The technology is not as new as it may sound. It was probably implemented first time in the 1990s on heads up display (HUD) units mounted on helmets of fighter pilots. The AR image of the HUD would project the plane’s altitude, speed and direction. The technology has evolved over the years. It has been refined to enhance not just real life objects but to add hearing, feel and even smell to the visual experience.
AR applications are built on Software Development Kits (SDKs) built by AR SDK companies.
Some of the prominent AR SDK providers include but not limited to Vuforia, ARPA, Metaio, ARLab, DroidAR etc. Most of the SDK applications are supported on major mobile and desktop devices and platforms.
The applications help enhance an image with multimedia content pulled out of a Television program and the internet. The enhancement could be just an image, audio, video and animation.
In the Google Glass use case, a person wearing that device when he looks at an object on a street, is able to pull information pertaining to that object from the internet and display it to the Google Glass user. A mobile phone user similarly uses the GPS capability of the smart phone to access information specific to the object at which the device is pointed.
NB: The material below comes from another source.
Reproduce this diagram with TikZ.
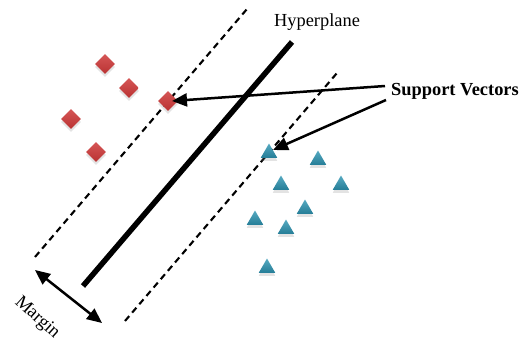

AR technology as it stands today has some limitations. Image recognition does not work well indoors. When the GPS of the smart phone is used to pull information about an object, the accuracy of GPS comes in the way. GPS accuracy is confined to 9 meters and that impacts information accuracy.
Then there are privacy concerns too. As image recognition technology becomes more robust it will become possible to use this capability and that of AR to pull out information on any individual. A smart phone or another AR device has to be just pointed at an individual.
Using Bluetooth and connectivity capability of the device, AR will be able to access an individual’s information from the internet. It should be especially easy, to fetch unsecured information from social media engines, personal websites etc.
However, as AR applications become more and ubiquitous and better, social media platforms will work towards making it difficult to get unauthorized access into an account. Already, internet privacy is a major concern worldwide and all major platforms are building solutions to make these increasingly secure.
Startups are leveraging AR capability to enhance customer’s product experience. I spoke to the CEO of an India based startup Yeppar. Ankush Sharma is a serial entrepreneur whose venture has already reached revenue positive status. Yeppar has been built on Vuforia SDK. The development work has been done by an in house team of developers.
Soon after the app became live, Sharma has secured a contract with a local newspaper group. A Yeppar AR application on a smart device when its camera is pointed at a particular news item pulls additional information on the item from the internet. This functionality is adding variety to an otherwise boring act of reading a newspaper. The newspaper finds this innovation interesting and they hope to leverage this to increase their customer base.
The choice of a media customer to sell AR is particularly interesting. I couldn’t help but notice a common strategy of at least two startups located in different parts of the world and interviewed by me. Both coincidentally are attending the Lisbon web summit event scheduled for November 2016.
Sharma’s Yeppar is based out of India and Luca Bona’s venture – Quibee is Turin Italy based.
Both have tied up with media organization as their first customers. Luca is using iBeacons to stream proprietary media content to cruise tourists and travelers. Ankush is enhancing newspaper content through an AR app.
Both are leveraging the media outreach capability of their customers. This way they are able to not just benefit their customers by bringing in innovation to a staid business like publishing but in return are able to get eyeballs of a wide customer base for their innovation.
Yeppar has been adding customers for his app regularly. He has a major India based fruit juice manufacturer, multiple restaurants who want their food menus enhanced as their customers. It is just a few months year since Yeppar app launch.
AR is clearly becoming a tool that will be increasingly leveraged by marketers. It is just a matter of time AR use will become ubiquitous.